Armstrong discovered that even Hubbard's personal background was a sham. Public records show that when Hubbard had claimed to be traveling through Asia and the South Pacific from 1925 to 1929, learning what he called "the secrets of life" from magicians, lamas, priests and wise men, he was actually a mediocre high school student. Although Hubbard presented himself as a highly educated man, he flunked out of George Washington University's engineering school after two years.
Nor was Hubbard a World War II hero who miraculously cured himself of nearly fatal combat wounds, as he claimed. Hubbard never saw combat. After his discharge from the Navy in 1946, he was granted 40% disability pay for arthritis, bursitis and conjunctivitis. He continued to collect this pay long after he claimed to have discovered the secret of how to cure such ailments.

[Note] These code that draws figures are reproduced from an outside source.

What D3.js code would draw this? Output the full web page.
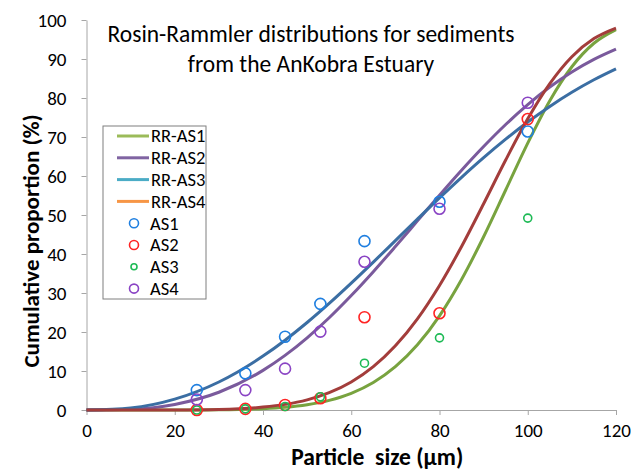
<!DOCTYPE html>
<html>
<head>
<meta charset="utf-8">
<script src="https://cdn.jsdelivr.net/npm/d3@7"></script>
<style>
    body { margin: 0; background: #fff; }
    #chart { width: 633px; height: 472px; }
    text { font-family: Carlito, Lato, "Open Sans", sans-serif; fill: #000; white-space: pre; }
</style>
</head>
<body>
<div id="chart"></div>
<script>
// measured sieve sizes (µm) and cumulative proportions (%)
let sieveSizes = [25, 36, 45, 53, 63, 80, 100];
let as1 = [5.1, 9.4, 18.8, 27.2, 43.3, 53.4, 71.4];
let as2 = [0, 0.3, 1.3, 3.0, 23.8, 24.8, 74.6];
let as3 = [0, 0.3, 0.9, 3.4, 12.0, 18.5, 49.2];
let as4 = [2.7, 5.1, 10.6, 20.1, 38.0, 51.6, 78.8];

// fitted Rosin-Rammler curves
let fitSizes = [0, 10, 20, 30, 40, 45, 50, 55, 60, 65, 70, 75, 80, 85, 90, 95, 100, 105, 110, 115, 120];
let rrAS1 = [0, 0, 0, 0.05, 0.33, 0.69, 1.36, 2.48, 4.29, 7.06, 11.10, 16.71, 24.15, 33.47, 44.43, 56.41, 68.43, 79.31, 88.02, 94.04, 97.54];
let rrAS2 = [0, 0.19, 1.43, 4.55, 10.16, 14.00, 18.51, 23.65, 29.35, 35.47, 41.91, 48.49, 55.07, 61.47, 67.55, 73.20, 78.30, 82.80, 86.66, 89.89, 92.52];
let rrAS3 = [0, 0.53, 2.78, 7.18, 13.82, 17.90, 22.43, 27.33, 32.53, 37.92, 43.43, 48.94, 54.38, 59.66, 64.70, 69.44, 73.84, 77.85, 81.46, 84.67, 87.47];
let rrAS4 = [0, 0, 0.01, 0.14, 0.74, 1.44, 2.60, 4.44, 7.19, 11.11, 16.45, 23.37, 31.93, 41.92, 52.89, 64.10, 74.65, 83.67, 90.58, 95.23, 97.93];

let xTicks = [0, 20, 40, 60, 80, 100, 120];
let yTicks = [0, 10, 20, 30, 40, 50, 60, 70, 80, 90, 100];

let titleLines = ["Rosin-Rammler distributions for sediments", "from the AnKobra Estuary"];

class rrChart {

    constructor(parentElement) {
        this.parentElement = parentElement;
        this.initVis();
    }

    initVis() {
        let vis = this;

        vis.margin = { top: 20, right: 17, bottom: 62, left: 86.5 };
        vis.width = 633 - vis.margin.left - vis.margin.right;
        vis.height = 472 - vis.margin.top - vis.margin.bottom;

        vis.svg = d3.select("#" + vis.parentElement).append("svg")
            .attr("width", 633)
            .attr("height", 472)
            .append("g")
            .attr("transform", "translate(" + vis.margin.left + "," + vis.margin.top + ")");

        vis.x = d3.scaleLinear().domain([0, 120]).range([0, vis.width]);
        vis.y = d3.scaleLinear().domain([0, 100]).range([vis.height, 0]);

        // curves (plot colours) and legend colours
        vis.curves = [
            { name: "RR-AS1", values: rrAS1, stroke: "#78a33f", legend: "#9bbb59" },
            { name: "RR-AS2", values: rrAS2, stroke: "#7a5a9c", legend: "#8064a2" },
            { name: "RR-AS3", values: rrAS3, stroke: "#3b6ea3", legend: "#4bacc6" },
            { name: "RR-AS4", values: rrAS4, stroke: "#a33d3b", legend: "#f79646" }
        ];
        vis.samples = [
            { name: "AS1", values: as1, color: "#1f7fe0", r: 5.5 },
            { name: "AS2", values: as2, color: "#ff2424", r: 5.5 },
            { name: "AS3", values: as3, color: "#1dba55", r: 4 },
            { name: "AS4", values: as4, color: "#8a44c4", r: 5.5 }
        ];

        vis.wrangleData();
    }

    wrangleData() {
        let vis = this;

        vis.curves.forEach(c => {
            c.points = fitSizes.map((s, i) => ({ x: s, y: c.values[i] }));
        });
        vis.samples.forEach(s => {
            s.points = sieveSizes.map((v, i) => ({ x: v, y: s.values[i] }));
        });

        vis.updateVis();
    }

    updateVis() {
        let vis = this;

        // axes
        let xAxis = vis.svg.append("g")
            .attr("class", "x-axis axis")
            .attr("transform", "translate(0," + vis.height + ")")
            .call(d3.axisBottom(vis.x).tickValues(xTicks).tickSize(5).tickSizeOuter(0).tickPadding(9));

        let yAxis = vis.svg.append("g")
            .attr("class", "y-axis axis")
            .call(d3.axisLeft(vis.y).tickValues(yTicks).tickSize(5).tickSizeOuter(0).tickPadding(15));

        [xAxis, yAxis].forEach(a => {
            a.select(".domain").attr("stroke", "#a6a6a6").attr("stroke-width", 1);
            a.selectAll(".tick line").attr("stroke", "#a6a6a6");
            a.selectAll(".tick text")
                .style("font-size", "19px")
                .style("font-family", "Carlito, Lato, 'Open Sans', sans-serif")
                .attr("fill", "#000");
        });

        // Rosin-Rammler lines
        let line = d3.line()
            .x(d => vis.x(d.x))
            .y(d => vis.y(d.y))
            .curve(d3.curveMonotoneX);

        vis.svg.selectAll(".rr-line")
            .data(vis.curves)
            .join("path")
            .attr("class", "rr-line")
            .attr("d", d => line(d.points))
            .attr("fill", "none")
            .attr("stroke", d => d.stroke)
            .attr("stroke-width", 3);

        // sample points
        vis.svg.selectAll(".sample")
            .data(vis.samples)
            .join("g")
            .attr("class", "sample")
            .each(function (s) {
                d3.select(this).selectAll("circle")
                    .data(s.points)
                    .join("circle")
                    .attr("cx", d => vis.x(d.x))
                    .attr("cy", d => vis.y(d.y))
                    .attr("r", s.r)
                    .attr("fill", "none")
                    .attr("stroke", s.color)
                    .attr("stroke-width", 1.6);
            });

        // title
        vis.svg.append("text")
            .attr("x", 224.5)
            .attr("y", 22)
            .attr("text-anchor", "middle")
            .style("font-size", "23.5px")
            .selectAll("tspan")
            .data(titleLines)
            .join("tspan")
            .attr("x", 224.5)
            .attr("dy", (d, i) => i === 0 ? 0 : 30)
            .text(d => d);

        // axis titles
        vis.svg.append("text")
            .attr("x", vis.width / 2 + 26)
            .attr("y", vis.height + 55)
            .attr("text-anchor", "middle")
            .style("font-size", "23.5px")
            .style("font-weight", "bold")
            .text("Particle  size (µm)");

        vis.svg.append("text")
            .attr("transform", "translate(" + (-48) + "," + (vis.height / 2 + 26) + ") rotate(-90)")
            .attr("text-anchor", "middle")
            .style("font-size", "23px")
            .style("font-weight", "bold")
            .text("Cumulative proportion (%)");

        // legend
        let legend = vis.svg.append("g")
            .attr("transform", "translate(" + (103 - vis.margin.left) + "," + (126 - vis.margin.top) + ")");

        legend.append("rect")
            .attr("width", 103)
            .attr("height", 173)
            .attr("fill", "#fff")
            .attr("stroke", "#7f7f7f")
            .attr("stroke-width", 1);

        let entries = vis.curves.map(c => ({ name: c.name, type: "line", color: c.legend }))
            .concat(vis.samples.map(s => ({ name: s.name, type: "circle", color: s.color, r: s.r })));

        let rows = legend.selectAll(".legend-row")
            .data(entries)
            .join("g")
            .attr("class", "legend-row")
            .attr("transform", (d, i) => "translate(0," + (10 + i * 21.8) + ")");

        rows.filter(d => d.type === "line").append("line")
            .attr("x1", 14).attr("x2", 46)
            .attr("y1", 0).attr("y2", 0)
            .attr("stroke", d => d.color)
            .attr("stroke-width", 3);

        rows.filter(d => d.type === "circle").append("circle")
            .attr("cx", 31)
            .attr("cy", 0)
            .attr("r", d => d.r - 1)
            .attr("fill", "none")
            .attr("stroke", d => d.color)
            .attr("stroke-width", 1.6);

        rows.append("text")
            .attr("x", d => d.type === "line" ? 48 : 47)
            .attr("y", 0)
            .attr("dy", "0.35em")
            .style("font-size", "18.5px")
            .text(d => d.name);
    }
}

new rrChart("chart");
</script>
</body>
</html>
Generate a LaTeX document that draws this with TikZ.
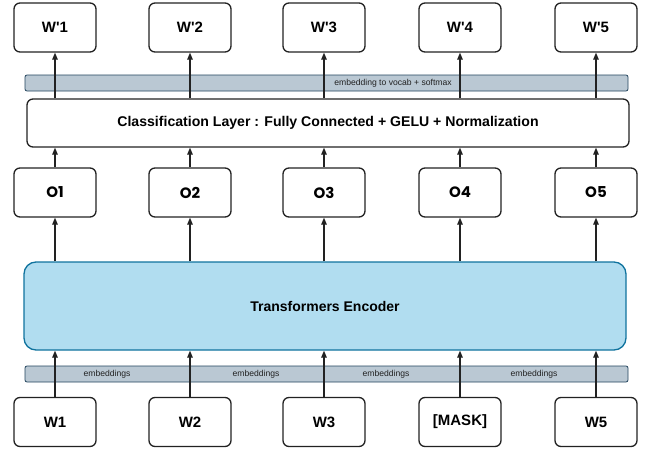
\documentclass[tikz,border=0pt]{standalone}
\usepackage{fontspec}
\setmainfont{Liberation Sans}
\newfontfamily\ofont{Poppins}
\usetikzlibrary{arrows.meta}
\definecolor{stripfill}{HTML}{BAC8D3}
\definecolor{stripline}{HTML}{23445D}
\definecolor{encfill}{HTML}{B1DDF0}
\definecolor{encline}{HTML}{10739E}
\definecolor{ink}{HTML}{222222}
\tikzset{
  tokbox/.style={draw=ink, line width=1.3pt, rounded corners=6pt, fill=white,
    minimum width=82pt, minimum height=49pt, inner sep=0pt,
    font=\fontsize{15}{18}\selectfont\bfseries},
  outbox/.style={tokbox, font=\fontsize{15}{18}\ofont\bfseries},
  wide/.style={draw=ink, line width=1.3pt, rounded corners=6pt, fill=white,
    minimum width=602pt, minimum height=48pt, inner sep=0pt},
  strip/.style={draw=stripline, line width=0.8pt, rounded corners=2pt, fill=stripfill,
    minimum width=603pt, minimum height=16pt, inner sep=0pt},
  striptext/.style={font=\fontsize{8.6}{10}\selectfont, text=ink, inner sep=0pt},
  arr/.style={draw=ink, line width=1.2pt, -{Triangle[length=7pt,width=5.5pt]}}
}
\begin{document}
\begin{tikzpicture}[x=1pt,y=-1pt]
\useasboundingbox (0,0) rectangle (646,450);

% layers
\node[strip] (topstrip) at (326.5,83) {};
\node[striptext] (toplab) at (393,83) {embedding to vocab + softmax};
\node[wide, font=\fontsize{14.1}{17}\selectfont\bfseries] (cls) at (328,123)
  {Classification Layer : Fully Connected + GELU + Normalization};
\node[wide, draw=encline, fill=encfill, minimum height=88pt, rounded corners=12pt,
  font=\fontsize{14}{17}\selectfont\bfseries] (enc) at (325,306) {Transformers Encoder};
\node[strip] (botstrip) at (326.5,374) {};
\node[striptext] (e1) at (107,374) {embeddings};
\node[striptext] (e2) at (256,374) {embeddings};
\node[striptext] (e3) at (386,374) {embeddings};
\node[striptext] (e4) at (534,374) {embeddings};

% token columns
\foreach \i/\x/\w in {1/55/W1, 2/190/W2, 3/324/W3, 4/460/[MASK], 5/596/W5} {
  \node[tokbox] (wt\i) at (\x,27.5) {W\textquotesingle\i};
  \node[outbox] (o\i) at (\x,192.5) {O\i};
  \node[tokbox] (w\i) at (\x,422) {\w};
}

% connectors
\foreach \i in {1,...,5} {
  \draw[arr] (w\i.north) -- (enc.south -| w\i.north);
  \draw[arr] (enc.north -| o\i.south) -- (o\i.south);
  \draw[arr] (o\i.north) -- (cls.south -| o\i.north);
  \draw[arr] (cls.north -| wt\i.south) -- (wt\i.south);
}
\end{tikzpicture}
\end{document}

In 1954, while a popular science-fiction writer, Hubbard founded Scientology in Phoenix. The church, which grew at a phenomenal rate in the U.S. and abroad, was based on ideas in a bestseller titled Dianetics that Hubbard wrote in 1950. The aim of dianetics is to rid a person of restricting engrams. The technique involves the use of an "E-meter," which was patented by Hubbard. To use the "meter, a person holds a tin can in each hand while a galvanometer wired to the cans ostensibly indicates emotional stress. While the subject is "on the cans," a Scientologist "auditor" quizzes him to uncover any embarrassing or painful experiences in his past. All such traumas are recorded. Defectors have claimed that church members are often required to confess their wrongdoings in signed statements, which have sometimes been used as blackmail to keep dissidents silent. In the late 1970s, to supplement dianetics, Hubbard developed the "purification rundown," which he said would rid the body of the ill effects of chemicals, drugs, smog and radiation through the use of vitamins, grain oil, exercise and sauna treatments.
Hubbard's followers paid up to $40,000 to take Scientology courses that the church claimed could cure almost any physical or mental ailment. Some people spent hundreds of thousands in all. Says an IRS attorney who interviewed hundreds of members: "Many of them sincerely believed that Scientology helped their lives and made them better people." In the past the movement has attracted such celebrities as Hollywood's John Travolta and Television Sportscaster John Brodie, former star quarterback of the San Francisco 49ers.